- _Records shown_
-----

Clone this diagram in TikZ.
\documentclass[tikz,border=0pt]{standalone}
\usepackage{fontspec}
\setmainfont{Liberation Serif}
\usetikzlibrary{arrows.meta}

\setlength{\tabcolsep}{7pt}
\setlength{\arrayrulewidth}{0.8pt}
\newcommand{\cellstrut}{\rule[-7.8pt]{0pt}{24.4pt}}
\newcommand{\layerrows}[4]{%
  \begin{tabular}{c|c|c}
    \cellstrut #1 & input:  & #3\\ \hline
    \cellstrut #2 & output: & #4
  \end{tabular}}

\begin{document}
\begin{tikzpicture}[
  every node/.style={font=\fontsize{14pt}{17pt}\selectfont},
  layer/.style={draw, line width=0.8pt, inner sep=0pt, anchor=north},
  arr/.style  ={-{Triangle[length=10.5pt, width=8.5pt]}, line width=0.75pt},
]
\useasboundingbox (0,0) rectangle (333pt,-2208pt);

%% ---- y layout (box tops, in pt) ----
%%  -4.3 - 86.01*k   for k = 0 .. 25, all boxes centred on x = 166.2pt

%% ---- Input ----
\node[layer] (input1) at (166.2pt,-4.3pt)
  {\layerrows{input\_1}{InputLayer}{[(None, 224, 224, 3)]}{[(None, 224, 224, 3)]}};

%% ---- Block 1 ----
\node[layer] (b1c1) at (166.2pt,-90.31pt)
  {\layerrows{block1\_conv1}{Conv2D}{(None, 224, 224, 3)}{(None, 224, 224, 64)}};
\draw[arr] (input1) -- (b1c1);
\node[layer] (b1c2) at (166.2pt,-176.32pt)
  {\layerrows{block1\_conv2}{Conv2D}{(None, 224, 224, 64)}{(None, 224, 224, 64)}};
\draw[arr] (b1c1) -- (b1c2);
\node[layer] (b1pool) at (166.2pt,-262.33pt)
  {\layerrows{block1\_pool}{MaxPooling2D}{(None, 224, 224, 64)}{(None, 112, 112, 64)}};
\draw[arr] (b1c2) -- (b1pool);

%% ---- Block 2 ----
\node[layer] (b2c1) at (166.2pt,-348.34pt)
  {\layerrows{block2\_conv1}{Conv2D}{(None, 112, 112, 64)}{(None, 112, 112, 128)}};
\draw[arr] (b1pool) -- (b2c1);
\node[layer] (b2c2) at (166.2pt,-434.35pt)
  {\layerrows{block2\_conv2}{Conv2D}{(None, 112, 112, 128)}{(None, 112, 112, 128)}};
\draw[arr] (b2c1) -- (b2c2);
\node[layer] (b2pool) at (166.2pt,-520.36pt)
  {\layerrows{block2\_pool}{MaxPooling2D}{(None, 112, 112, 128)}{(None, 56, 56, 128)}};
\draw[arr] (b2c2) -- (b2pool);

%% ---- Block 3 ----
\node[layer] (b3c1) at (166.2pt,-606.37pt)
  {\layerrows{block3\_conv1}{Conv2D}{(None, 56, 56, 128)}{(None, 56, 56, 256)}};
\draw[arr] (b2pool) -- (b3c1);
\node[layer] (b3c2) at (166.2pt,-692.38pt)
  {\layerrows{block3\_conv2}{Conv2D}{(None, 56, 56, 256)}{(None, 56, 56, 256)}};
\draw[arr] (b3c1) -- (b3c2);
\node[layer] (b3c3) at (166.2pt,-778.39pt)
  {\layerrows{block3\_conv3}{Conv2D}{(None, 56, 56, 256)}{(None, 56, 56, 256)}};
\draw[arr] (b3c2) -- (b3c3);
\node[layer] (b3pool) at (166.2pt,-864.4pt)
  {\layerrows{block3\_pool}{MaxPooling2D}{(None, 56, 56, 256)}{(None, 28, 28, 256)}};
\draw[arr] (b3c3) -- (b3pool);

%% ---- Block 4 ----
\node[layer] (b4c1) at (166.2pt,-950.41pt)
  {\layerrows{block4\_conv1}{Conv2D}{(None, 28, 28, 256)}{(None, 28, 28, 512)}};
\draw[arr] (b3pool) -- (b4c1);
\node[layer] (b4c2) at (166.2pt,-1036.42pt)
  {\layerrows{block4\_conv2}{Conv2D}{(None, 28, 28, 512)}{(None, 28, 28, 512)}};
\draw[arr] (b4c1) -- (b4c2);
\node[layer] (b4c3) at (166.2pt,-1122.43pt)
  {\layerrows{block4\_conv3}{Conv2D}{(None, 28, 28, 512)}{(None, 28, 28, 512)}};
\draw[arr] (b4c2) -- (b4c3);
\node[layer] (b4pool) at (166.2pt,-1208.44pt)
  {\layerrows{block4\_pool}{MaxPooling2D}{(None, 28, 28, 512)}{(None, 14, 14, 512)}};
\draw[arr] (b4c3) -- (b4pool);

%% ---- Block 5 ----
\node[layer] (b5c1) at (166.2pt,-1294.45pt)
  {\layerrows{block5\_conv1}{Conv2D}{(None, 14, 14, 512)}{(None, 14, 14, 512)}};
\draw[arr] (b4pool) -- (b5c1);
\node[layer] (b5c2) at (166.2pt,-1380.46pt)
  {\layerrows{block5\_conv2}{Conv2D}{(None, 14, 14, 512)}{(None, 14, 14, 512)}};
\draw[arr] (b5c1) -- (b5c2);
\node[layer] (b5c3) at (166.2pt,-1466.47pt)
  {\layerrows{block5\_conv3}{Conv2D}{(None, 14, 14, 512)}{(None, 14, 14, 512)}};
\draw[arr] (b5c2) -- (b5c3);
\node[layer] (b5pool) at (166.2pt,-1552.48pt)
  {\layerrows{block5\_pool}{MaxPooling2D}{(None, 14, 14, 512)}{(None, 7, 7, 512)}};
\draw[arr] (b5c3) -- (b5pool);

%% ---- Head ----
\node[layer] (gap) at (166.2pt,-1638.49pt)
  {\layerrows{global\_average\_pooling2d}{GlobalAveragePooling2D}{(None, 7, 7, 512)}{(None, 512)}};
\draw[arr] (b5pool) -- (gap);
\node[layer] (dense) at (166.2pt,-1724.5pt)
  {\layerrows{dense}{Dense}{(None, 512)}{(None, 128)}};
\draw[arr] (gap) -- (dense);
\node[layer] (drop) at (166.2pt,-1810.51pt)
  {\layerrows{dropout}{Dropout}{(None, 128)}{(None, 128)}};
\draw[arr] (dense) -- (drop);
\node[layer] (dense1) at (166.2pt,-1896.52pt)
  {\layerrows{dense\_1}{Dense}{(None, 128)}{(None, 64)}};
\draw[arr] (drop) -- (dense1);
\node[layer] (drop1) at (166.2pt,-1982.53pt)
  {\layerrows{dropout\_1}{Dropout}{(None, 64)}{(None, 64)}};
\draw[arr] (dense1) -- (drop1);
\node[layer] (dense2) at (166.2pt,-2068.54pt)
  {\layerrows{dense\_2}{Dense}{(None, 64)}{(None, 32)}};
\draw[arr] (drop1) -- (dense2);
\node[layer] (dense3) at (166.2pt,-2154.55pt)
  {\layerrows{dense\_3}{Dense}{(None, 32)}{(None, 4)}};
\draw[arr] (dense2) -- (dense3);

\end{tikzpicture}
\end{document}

-----

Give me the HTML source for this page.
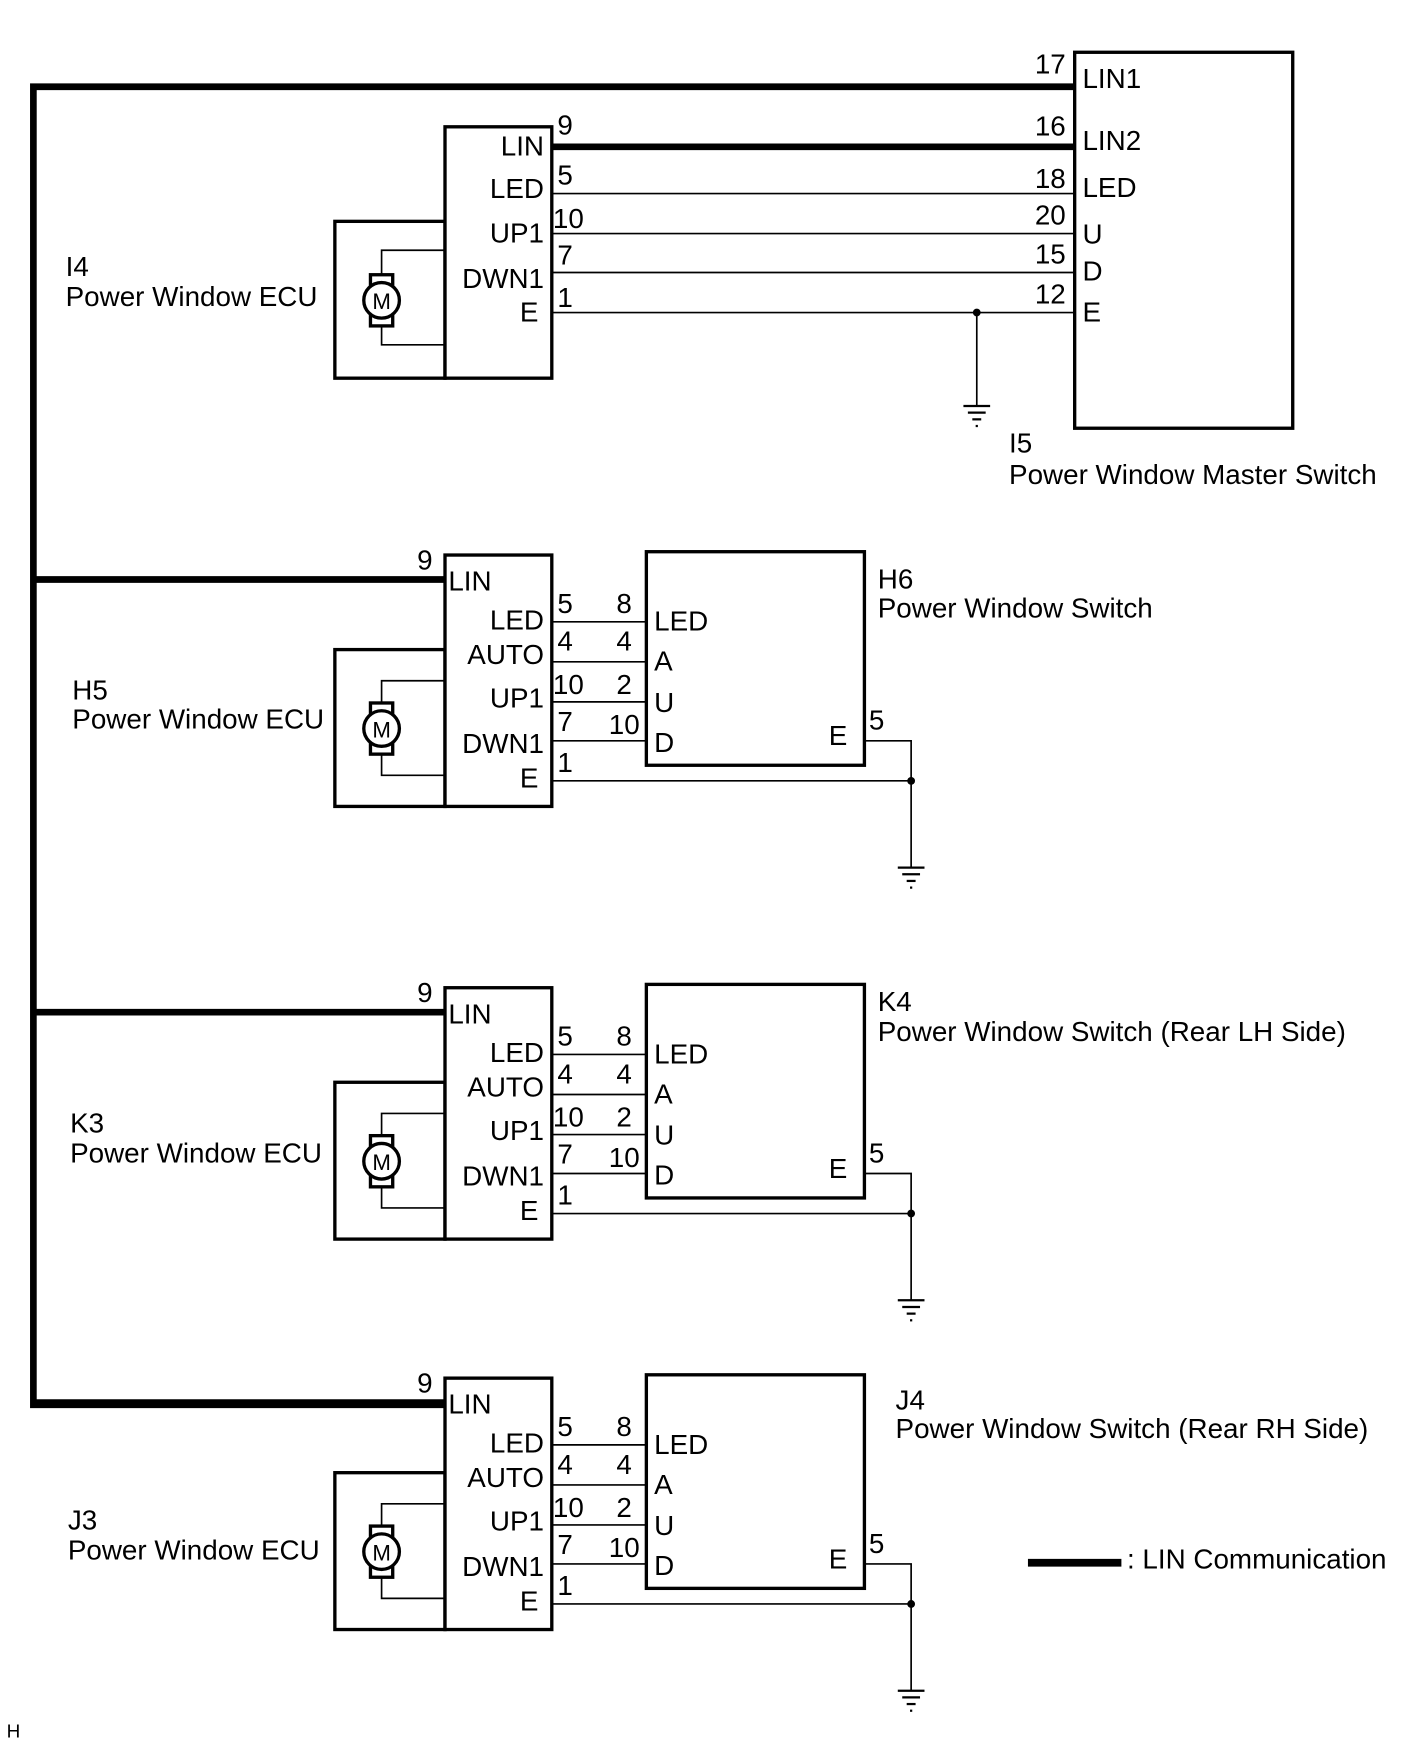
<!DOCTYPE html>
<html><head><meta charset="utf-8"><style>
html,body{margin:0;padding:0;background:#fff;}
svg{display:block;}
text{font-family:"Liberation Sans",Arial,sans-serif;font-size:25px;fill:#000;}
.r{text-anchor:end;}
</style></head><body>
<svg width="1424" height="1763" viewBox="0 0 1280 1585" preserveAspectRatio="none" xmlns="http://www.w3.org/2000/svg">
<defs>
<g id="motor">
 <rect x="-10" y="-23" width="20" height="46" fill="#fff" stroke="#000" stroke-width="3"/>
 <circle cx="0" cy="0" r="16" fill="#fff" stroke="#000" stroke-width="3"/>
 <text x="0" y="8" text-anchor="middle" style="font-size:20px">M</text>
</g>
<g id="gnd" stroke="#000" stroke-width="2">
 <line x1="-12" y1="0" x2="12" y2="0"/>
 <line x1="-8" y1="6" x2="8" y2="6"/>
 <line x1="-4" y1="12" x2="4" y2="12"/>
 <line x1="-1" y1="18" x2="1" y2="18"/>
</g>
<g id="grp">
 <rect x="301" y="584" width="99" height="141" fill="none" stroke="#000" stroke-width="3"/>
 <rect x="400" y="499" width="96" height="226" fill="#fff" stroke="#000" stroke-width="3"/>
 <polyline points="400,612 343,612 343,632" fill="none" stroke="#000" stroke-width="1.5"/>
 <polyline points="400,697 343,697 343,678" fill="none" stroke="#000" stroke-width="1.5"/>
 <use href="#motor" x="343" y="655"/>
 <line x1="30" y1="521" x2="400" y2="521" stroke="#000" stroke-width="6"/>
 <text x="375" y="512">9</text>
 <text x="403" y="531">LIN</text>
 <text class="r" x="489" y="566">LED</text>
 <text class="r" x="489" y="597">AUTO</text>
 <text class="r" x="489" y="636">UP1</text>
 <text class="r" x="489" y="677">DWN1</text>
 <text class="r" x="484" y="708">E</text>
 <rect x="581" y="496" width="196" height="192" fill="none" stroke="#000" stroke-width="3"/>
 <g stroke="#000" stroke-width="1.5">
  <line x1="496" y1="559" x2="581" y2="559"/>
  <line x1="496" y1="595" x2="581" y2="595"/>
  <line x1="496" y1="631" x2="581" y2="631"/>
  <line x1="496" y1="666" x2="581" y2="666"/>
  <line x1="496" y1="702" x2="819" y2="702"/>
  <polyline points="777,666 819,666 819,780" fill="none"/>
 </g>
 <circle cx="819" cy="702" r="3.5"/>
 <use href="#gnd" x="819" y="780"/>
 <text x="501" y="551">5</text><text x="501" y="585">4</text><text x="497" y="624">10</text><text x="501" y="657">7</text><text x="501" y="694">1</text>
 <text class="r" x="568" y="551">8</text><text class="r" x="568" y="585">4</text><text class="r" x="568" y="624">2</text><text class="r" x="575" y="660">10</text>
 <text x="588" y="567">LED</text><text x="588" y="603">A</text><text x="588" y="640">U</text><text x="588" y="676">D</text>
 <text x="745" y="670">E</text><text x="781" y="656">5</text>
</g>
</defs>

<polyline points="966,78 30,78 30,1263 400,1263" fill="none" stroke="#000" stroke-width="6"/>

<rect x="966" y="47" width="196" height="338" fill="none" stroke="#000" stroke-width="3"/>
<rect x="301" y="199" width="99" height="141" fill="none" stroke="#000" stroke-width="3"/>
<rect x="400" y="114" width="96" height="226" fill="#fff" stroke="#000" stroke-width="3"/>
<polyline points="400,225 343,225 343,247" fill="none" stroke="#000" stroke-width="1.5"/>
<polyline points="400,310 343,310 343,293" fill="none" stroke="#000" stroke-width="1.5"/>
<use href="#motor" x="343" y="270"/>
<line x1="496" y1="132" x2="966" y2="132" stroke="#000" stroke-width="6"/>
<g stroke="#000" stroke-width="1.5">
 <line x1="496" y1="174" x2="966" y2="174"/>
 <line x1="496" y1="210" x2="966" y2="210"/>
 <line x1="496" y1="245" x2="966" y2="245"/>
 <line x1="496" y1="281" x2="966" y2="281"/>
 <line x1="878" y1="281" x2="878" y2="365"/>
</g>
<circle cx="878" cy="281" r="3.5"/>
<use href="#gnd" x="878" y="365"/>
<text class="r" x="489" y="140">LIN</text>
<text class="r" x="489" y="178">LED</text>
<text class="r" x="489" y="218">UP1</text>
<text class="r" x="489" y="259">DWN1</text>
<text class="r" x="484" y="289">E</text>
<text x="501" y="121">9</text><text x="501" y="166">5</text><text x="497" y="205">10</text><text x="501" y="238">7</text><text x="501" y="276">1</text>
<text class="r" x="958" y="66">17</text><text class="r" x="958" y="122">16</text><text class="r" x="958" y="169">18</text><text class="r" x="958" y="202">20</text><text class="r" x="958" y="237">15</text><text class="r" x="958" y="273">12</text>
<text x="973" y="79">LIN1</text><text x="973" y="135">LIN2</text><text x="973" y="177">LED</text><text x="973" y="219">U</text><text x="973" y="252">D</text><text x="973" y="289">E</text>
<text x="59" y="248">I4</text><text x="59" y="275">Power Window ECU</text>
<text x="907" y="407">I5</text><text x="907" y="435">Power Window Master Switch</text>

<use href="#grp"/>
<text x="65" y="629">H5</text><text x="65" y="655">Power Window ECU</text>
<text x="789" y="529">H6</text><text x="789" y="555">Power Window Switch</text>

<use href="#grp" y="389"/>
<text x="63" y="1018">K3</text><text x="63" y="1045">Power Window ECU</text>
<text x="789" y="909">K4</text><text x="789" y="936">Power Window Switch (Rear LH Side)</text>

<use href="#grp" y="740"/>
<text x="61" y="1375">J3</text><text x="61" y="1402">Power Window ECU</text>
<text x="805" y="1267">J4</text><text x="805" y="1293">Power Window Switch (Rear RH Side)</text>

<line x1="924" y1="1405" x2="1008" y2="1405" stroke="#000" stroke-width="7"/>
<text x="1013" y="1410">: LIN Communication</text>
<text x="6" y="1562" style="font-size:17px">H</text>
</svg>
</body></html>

-----

Quote the listing above, but only from the line that shows "Clone this diagram in TikZ." through the line that shows "(b1c2) -- (b1pool);".

Clone this diagram in TikZ.
\documentclass[tikz,border=0pt]{standalone}
\usepackage{fontspec}
\setmainfont{Liberation Serif}
\usetikzlibrary{arrows.meta}

\setlength{\tabcolsep}{7pt}
\setlength{\arrayrulewidth}{0.8pt}
\newcommand{\cellstrut}{\rule[-7.8pt]{0pt}{24.4pt}}
\newcommand{\layerrows}[4]{%
  \begin{tabular}{c|c|c}
    \cellstrut #1 & input:  & #3\\ \hline
    \cellstrut #2 & output: & #4
  \end{tabular}}

\begin{document}
\begin{tikzpicture}[
  every node/.style={font=\fontsize{14pt}{17pt}\selectfont},
  layer/.style={draw, line width=0.8pt, inner sep=0pt, anchor=north},
  arr/.style  ={-{Triangle[length=10.5pt, width=8.5pt]}, line width=0.75pt},
]
\useasboundingbox (0,0) rectangle (333pt,-2208pt);

%% ---- y layout (box tops, in pt) ----
%%  -4.3 - 86.01*k   for k = 0 .. 25, all boxes centred on x = 166.2pt

%% ---- Input ----
\node[layer] (input1) at (166.2pt,-4.3pt)
  {\layerrows{input\_1}{InputLayer}{[(None, 224, 224, 3)]}{[(None, 224, 224, 3)]}};

%% ---- Block 1 ----
\node[layer] (b1c1) at (166.2pt,-90.31pt)
  {\layerrows{block1\_conv1}{Conv2D}{(None, 224, 224, 3)}{(None, 224, 224, 64)}};
\draw[arr] (input1) -- (b1c1);
\node[layer] (b1c2) at (166.2pt,-176.32pt)
  {\layerrows{block1\_conv2}{Conv2D}{(None, 224, 224, 64)}{(None, 224, 224, 64)}};
\draw[arr] (b1c1) -- (b1c2);
\node[layer] (b1pool) at (166.2pt,-262.33pt)
  {\layerrows{block1\_pool}{MaxPooling2D}{(None, 224, 224, 64)}{(None, 112, 112, 64)}};
\draw[arr] (b1c2) -- (b1pool);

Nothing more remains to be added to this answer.